--- Given material ---

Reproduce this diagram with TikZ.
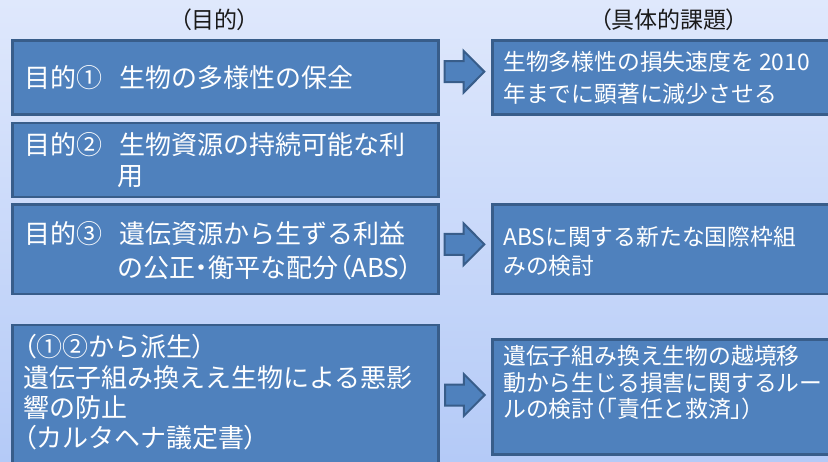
\documentclass[tikz,border=0pt]{standalone}
\usepackage{fontspec}
\setmainfont{Noto Sans CJK JP}
\newfontfamily\pfont{Noto Sans CJK JP}[RawFeature=+palt]
\newcommand\zlp{{\pfont （}}
\newcommand\zrp{{\pfont ）}}
\newcommand\zmd{{\pfont ・}}
\newcommand\zlb{{\pfont 「}}
\newcommand\zrb{{\pfont 」}}
\definecolor{bgtop}{HTML}{DFE8FC}
\definecolor{bgbot}{HTML}{B4CAF7}
\definecolor{boxfill}{HTML}{4F81BD}
\definecolor{boxline}{HTML}{385D8A}
\definecolor{headtext}{HTML}{1A1A1A}
\tikzset{
  box/.style={rectangle, draw=boxline, fill=boxfill, line width=2.5pt, inner sep=0pt, anchor=north west},
  ltext/.style={text=white, anchor=base west, inner sep=0pt, font=\fontsize{26}{30}\selectfont},
  rtext/.style={text=white, anchor=base west, inner sep=0pt, font=\fontsize{22.8}{28}\selectfont},
  head/.style={text=headtext, anchor=base, inner sep=0pt, font=\fontsize{23}{27}\selectfont},
  arrowshape/.style={draw=boxline, fill=boxfill, line width=2pt, line join=miter},
  blockarrow/.pic={\path[arrowshape] (-19.8,-10.5) -- (-1,-10.5) -- (-1,-21) -- (19.8,0) -- (-1,21) -- (-1,10.5) -- (-19.8,10.5) -- cycle;}
}
\begin{document}
\begin{tikzpicture}[x=1pt,y=-1pt]
\useasboundingbox (0,0) rectangle (828,461);
\shade[top color=bgtop, bottom color=bgbot] (0,0) rectangle (828,461);
\clip (0,0) rectangle (828,461);

% headers
\node[head] (h1) at (214.5,28.5) {\zlp 目的\zrp};
\node[head] (h2) at (669,28.5) {\zlp 具体的課題\zrp};

% left boxes
\node[box, minimum width=426pt, minimum height=74pt] (b1) at (11,39) {};
\node[box, minimum width=426pt, minimum height=74pt] (b2) at (11,121.5) {};
\node[box, minimum width=426pt, minimum height=89.5pt] (b3) at (11,203) {};
\node[box, minimum width=426pt, minimum height=160pt] (b4) at (11,323.7) {};

% right boxes
\node[box, minimum width=350pt, minimum height=74pt] (r1) at (491,39) {};
\node[box, minimum width=350pt, minimum height=89.5pt] (r3) at (491,203) {};
\node[box, minimum width=350pt, minimum height=115pt] (r4) at (491,338.3) {};

% arrows
\coordinate (a1) at (464.5,71.7);
\coordinate (a2) at (464.5,244.3);
\coordinate (a3) at (464.8,395);
\pic at (a1) {blockarrow};
\pic at (a2) {blockarrow};
\pic at (a3) {blockarrow};

% left texts
\node[ltext] (l1) at (24,87) {目的①\hspace{17pt}生物の多様性の保全};
\node[ltext] (l2a) at (24,154.5) {目的②\hspace{17pt}生物資源の持続可能な利};
\node[ltext] (l2b) at (117,185.5) {用};
\node[ltext] (l3a) at (24,243.5) {目的③\hspace{17pt}遺伝資源から生ずる利益};
\node[ltext] (l3b) at (117,277) {の公正\zmd 衡平な配分\zlp ABS\zrp};
\node[ltext] (l4a) at (23,356) {\zlp ①②から派生\zrp};
\node[ltext] (l4b) at (23,387) {遺伝子組み換ええ生物による悪影};
\node[ltext] (l4c) at (23,417) {響の防止};
\node[ltext] (l4d) at (23,447) {\zlp カルタヘナ議定書\zrp};

% right texts
\node[rtext] (t1a) at (503,70.7) {生物多様性の損失速度を 2010};
\node[rtext] (t1b) at (503,102) {年までに顕著に減少させる};
\node[rtext] (t3a) at (503,245.5) {ABSに関する新たな国際枠組};
\node[rtext] (t3b) at (503,274) {みの検討};
\node[rtext] (t4a) at (503,364) {遺伝子組み換え生物の越境移};
\node[rtext] (t4b) at (503,391) {動から生じる損害に関するルー};
\node[rtext] (t4c) at (503,417) {ルの検討\zlp\zlb 責任と救済\zrb\zrp};
\end{tikzpicture}
\end{document}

---

- [Do this]: The material above holds pictures; copy everything else in it exactly.

- [Correct answer]:
Reproduce this diagram with TikZ.
\documentclass[tikz,border=0pt]{standalone}
\usepackage{fontspec}
\setmainfont{Noto Sans CJK JP}
\newfontfamily\pfont{Noto Sans CJK JP}[RawFeature=+palt]
\newcommand\zlp{{\pfont （}}
\newcommand\zrp{{\pfont ）}}
\newcommand\zmd{{\pfont ・}}
\newcommand\zlb{{\pfont 「}}
\newcommand\zrb{{\pfont 」}}
\definecolor{bgtop}{HTML}{DFE8FC}
\definecolor{bgbot}{HTML}{B4CAF7}
\definecolor{boxfill}{HTML}{4F81BD}
\definecolor{boxline}{HTML}{385D8A}
\definecolor{headtext}{HTML}{1A1A1A}
\tikzset{
  box/.style={rectangle, draw=boxline, fill=boxfill, line width=2.5pt, inner sep=0pt, anchor=north west},
  ltext/.style={text=white, anchor=base west, inner sep=0pt, font=\fontsize{26}{30}\selectfont},
  rtext/.style={text=white, anchor=base west, inner sep=0pt, font=\fontsize{22.8}{28}\selectfont},
  head/.style={text=headtext, anchor=base, inner sep=0pt, font=\fontsize{23}{27}\selectfont},
  arrowshape/.style={draw=boxline, fill=boxfill, line width=2pt, line join=miter},
  blockarrow/.pic={\path[arrowshape] (-19.8,-10.5) -- (-1,-10.5) -- (-1,-21) -- (19.8,0) -- (-1,21) -- (-1,10.5) -- (-19.8,10.5) -- cycle;}
}
\begin{document}
\begin{tikzpicture}[x=1pt,y=-1pt]
\useasboundingbox (0,0) rectangle (828,461);
\shade[top color=bgtop, bottom color=bgbot] (0,0) rectangle (828,461);
\clip (0,0) rectangle (828,461);

% headers
\node[head] (h1) at (214.5,28.5) {\zlp 目的\zrp};
\node[head] (h2) at (669,28.5) {\zlp 具体的課題\zrp};

% left boxes
\node[box, minimum width=426pt, minimum height=74pt] (b1) at (11,39) {};
\node[box, minimum width=426pt, minimum height=74pt] (b2) at (11,121.5) {};
\node[box, minimum width=426pt, minimum height=89.5pt] (b3) at (11,203) {};
\node[box, minimum width=426pt, minimum height=160pt] (b4) at (11,323.7) {};

% right boxes
\node[box, minimum width=350pt, minimum height=74pt] (r1) at (491,39) {};
\node[box, minimum width=350pt, minimum height=89.5pt] (r3) at (491,203) {};
\node[box, minimum width=350pt, minimum height=115pt] (r4) at (491,338.3) {};

% arrows
\coordinate (a1) at (464.5,71.7);
\coordinate (a2) at (464.5,244.3);
\coordinate (a3) at (464.8,395);
\pic at (a1) {blockarrow};
\pic at (a2) {blockarrow};
\pic at (a3) {blockarrow};

% left texts
\node[ltext] (l1) at (24,87) {目的①\hspace{17pt}生物の多様性の保全};
\node[ltext] (l2a) at (24,154.5) {目的②\hspace{17pt}生物資源の持続可能な利};
\node[ltext] (l2b) at (117,185.5) {用};
\node[ltext] (l3a) at (24,243.5) {目的③\hspace{17pt}遺伝資源から生ずる利益};
\node[ltext] (l3b) at (117,277) {の公正\zmd 衡平な配分\zlp ABS\zrp};
\node[ltext] (l4a) at (23,356) {\zlp ①②から派生\zrp};
\node[ltext] (l4b) at (23,387) {遺伝子組み換ええ生物による悪影};
\node[ltext] (l4c) at (23,417) {響の防止};
\node[ltext] (l4d) at (23,447) {\zlp カルタヘナ議定書\zrp};

% right texts
\node[rtext] (t1a) at (503,70.7) {生物多様性の損失速度を 2010};
\node[rtext] (t1b) at (503,102) {年までに顕著に減少させる};
\node[rtext] (t3a) at (503,245.5) {ABSに関する新たな国際枠組};
\node[rtext] (t3b) at (503,274) {みの検討};
\node[rtext] (t4a) at (503,364) {遺伝子組み換え生物の越境移};
\node[rtext] (t4b) at (503,391) {動から生じる損害に関するルー};
\node[rtext] (t4c) at (503,417) {ルの検討\zlp\zlb 責任と救済\zrb\zrp};
\end{tikzpicture}
\end{document}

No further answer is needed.